The memoir opens with what could be a typical scene at any high school, though this one in NYC and the conversation is disturbing.  Ishmael's friends ask him why he had to leave Sierra Leone.  He says simply, because there is war.  They ask, "Did you witness some of the fighting?"  He says, "Everyone did."  They press on, "You mean you saw people running around with guns and shooting each other?"  He says, "Yes, all the time."  To which his friends reply, "Cool."  Teenagers, perhaps, but they could not know at the time all that he did to survive, to be able to be in the hallways of a New York city high school.  What a faraway land that war seemed... and to this day, according to UNICEF, there are still an estimated 300,000 child soldiers in the more than 50 conflicts around the world.  But that war in Sierra Leone, brought to your and my nearest Starbucks where $2 dollars of each book purchased will go to UNICEF -- which saved Ishmael's and so many other young children's lives.

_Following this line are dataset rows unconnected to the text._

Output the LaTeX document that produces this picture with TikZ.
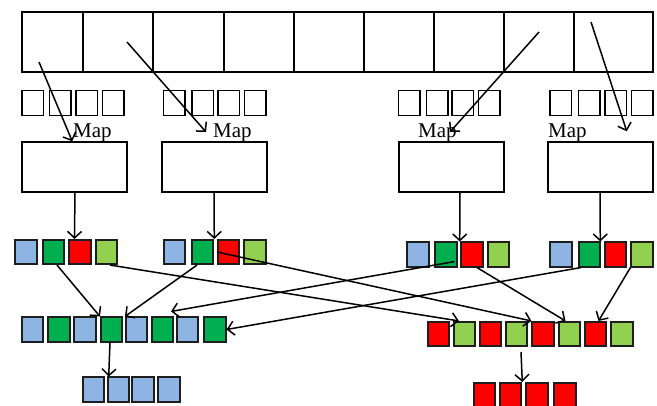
\documentclass[tikz,border=0pt]{standalone}
\usepackage{fontspec}
\setmainfont{Liberation Serif}
\usetikzlibrary{arrows.meta,calc}
\definecolor{kblue}{RGB}{141,180,226}
\definecolor{kgreen}{RGB}{0,176,80}
\definecolor{kred}{RGB}{255,0,0}
\definecolor{klime}{RGB}{146,208,80}
\definecolor{kedge}{RGB}{30,30,30}
\tikzset{
  frame/.style={draw, line width=1.5pt, inner sep=0pt},
  split/.style={frame, minimum height=60pt},
  slot/.style={frame, minimum width=21.5pt, minimum height=25pt},
  mapbox/.style={frame, minimum width=105pt, minimum height=50pt},
  cell/.style={draw=kedge, line width=1.6pt, inner sep=0pt, minimum width=21.5pt, minimum height=24.5pt},
  kb/.style={cell, fill=kblue},
  kg/.style={cell, fill=kgreen},
  kr/.style={cell, fill=kred},
  kl/.style={cell, fill=klime},
  lbl/.style={anchor=base west, inner sep=0pt, font=\fontsize{21}{21}\selectfont},
  arr/.style={line width=1.5pt, -{Straight Barb[length=6.5pt,width=14pt]}}
}
\begin{document}
\begin{tikzpicture}[x=1pt,y=-1pt]
\useasboundingbox (0,0) rectangle (657,405);

% input split into blocks
\node[split, minimum width=61pt] (s1) at (52.5,42) {};
\node[split, minimum width=70pt] (s2) at (118,42) {};
\node[split, minimum width=71pt] (s3) at (188.5,42) {};
\node[split, minimum width=70pt] (s4) at (259,42) {};
\node[split, minimum width=70pt] (s5) at (329,42) {};
\node[split, minimum width=70pt] (s6) at (399,42) {};
\node[split, minimum width=70pt] (s7) at (469,42) {};
\node[split, minimum width=70pt] (s8) at (539,42) {};
\node[split, minimum width=79pt] (s9) at (613.5,42) {};

% empty record slots
\foreach \x [count=\i] in {32.5,60,86.5,113} \node[slot] (p1\i) at (\x,103) {};
\foreach \x [count=\i] in {174,202.5,228.5,255} \node[slot] (p2\i) at (\x,103) {};
\foreach \x [count=\i] in {409,437,462.5,489} \node[slot] (p3\i) at (\x,103) {};
\foreach \x [count=\i] in {560.5,589,615.5,642} \node[slot] (p4\i) at (\x,103) {};

% map tasks
\node[mapbox] (m1) at (74.5,167) {};
\node[mapbox] (m2) at (214.5,167) {};
\node[mapbox] (m3) at (451.5,167) {};
\node[mapbox] (m4) at (600.5,167) {};

\node[lbl] (t1) at (73,137) {Map};
\node[lbl] (t2) at (213,137) {Map};
\node[lbl] (t3) at (418,137) {Map};
\node[lbl] (t4) at (548,137) {Map};

% map outputs
\node[kb] (a1) at (26,252) {};
\node[kg] (a2) at (53.5,252) {};
\node[kr] (a3) at (80,252) {};
\node[kl] (a4) at (106.5,252) {};
\node[kb] (b1) at (174.5,252) {};
\node[kg] (b2) at (202.5,252) {};
\node[kr] (b3) at (228.5,252) {};
\node[kl] (b4) at (255,252) {};
\node[kb] (c1) at (418,254.5) {};
\node[kg] (c2) at (446,254.5) {};
\node[kr] (c3) at (472,254.5) {};
\node[kl] (c4) at (498.5,254.5) {};
\node[kb] (d1) at (561,254.5) {};
\node[kg] (d2) at (589.5,254.5) {};
\node[kr] (d3) at (615.5,254.5) {};
\node[kl] (d4) at (642,254.5) {};

% shuffled partitions
\node[kb] (L1) at (32.5,329.5) {};
\node[kg] (L2) at (59,329.5) {};
\node[kb] (L3) at (85,329.5) {};
\node[kg] (L4) at (111.5,329.5) {};
\node[kb] (L5) at (136.5,329.5) {};
\node[kg] (L6) at (162.5,329.5) {};
\node[kb] (L7) at (187.5,329.5) {};
\node[kg] (L8) at (215,329.5) {};
\node[kr] (R1) at (438.5,334) {};
\node[kl] (R2) at (464.5,334) {};
\node[kr] (R3) at (490.5,334) {};
\node[kl] (R4) at (516.5,334) {};
\node[kr] (R5) at (543,334) {};
\node[kl] (R6) at (569.5,334) {};
\node[kr] (R7) at (595.5,334) {};
\node[kl] (R8) at (622,334) {};

% reduced results
\foreach \x [count=\i] in {93.5,118.5,143,169} \node[kb] (u\i) at (\x,389.5) {};
\foreach \x [count=\i] in {484.5,510.5,537,565} \node[kr] (v\i) at (\x,395) {};

% split -> map
\coordinate (q1) at (39,62);
\coordinate (q2) at (127,42);
\coordinate (q3) at (539,32);
\coordinate (q4) at (591,22);
\draw[arr] (q1) -- ($(m1.north west)+(51,0)$);
\draw[arr] (q2) -- ($(t2.base west)+(-7,-5)$);
\draw[arr] (q3) -- ($(t3.base west)+(32,-5)$);
\draw[arr] (q4) -- ($(m4.north east)+(-27,-10)$);

% map -> outputs
\draw[arr] ($(m1.south)+(0.5,0)$) -- ($(a3.north west)+(6,0)$);
\draw[arr] ($(m2.south)+(-0.5,0)$) -- ($(b2.north east)+(0.25,0)$);
\draw[arr] ($(m3.south)+(8.5,0)$) -- ($(c3.north west)+(-0.75,0)$);
\draw[arr] ($(m4.south)+(-0.5,0)$) -- ($(d2.north east)+(-0.75,0)$);

% shuffle
\draw[arr] ($(a2.south)+(3.5,0)$) -- (L4.north west);
\draw[arr] ($(b2.south)+(-5.5,0)$) -- (L5.north west);
\draw[arr] ($(a4.south)+(3.5,0)$) -- ($(R2.north west)+(6,0)$);
\draw[arr] (b3.west) -- (R5.north west);
\draw[arr] ($(c2.south east)+(-3,-6)$) -- ($(L6.north east)+(-3,-5)$);
\draw[arr] ($(d2.south west)+(3,0)$) -- (L8.east);
\draw[arr] ($(c3.south)+(5,0)$) -- ($(R6.north)+(-4,0)$);
\draw[arr] (d4.south west) -- ($(R7.north)+(3,0)$);

% reduce
\draw[arr] ($(L4.south)+(-1.5,0)$) -- ($(u2.north west)+(1.75,0)$);
\coordinate (rr) at (521,352);
\draw[arr] (rr) -- ($(v2.north east)+(0.25,0)$);
\end{tikzpicture}
\end{document}
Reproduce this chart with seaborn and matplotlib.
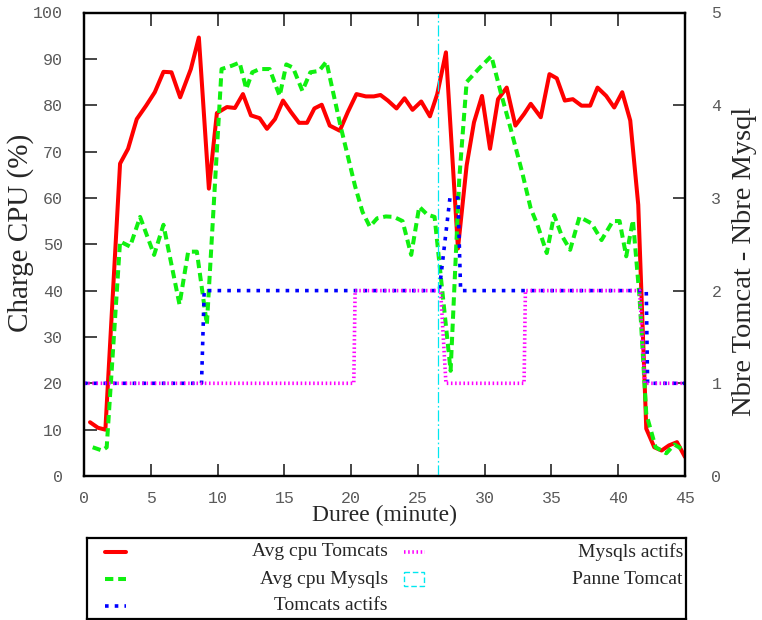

Coincidentally, as I am now midway through the book, last week I read an article about it in The New York Times (March 10) and was glad to learn it has had great success in sales and Ishmael Beah is generating so much buzz.  Perhaps it was a risky choice for Starbucks, but it proves perhaps we are hungering for more depth and a greater understanding of what is happening around the world.  

I can only imagine what the once boy soldier must now think when he sees people buying their lattes or cappuccinos and a copy of his memoir -- thankfully, he has come a long long way.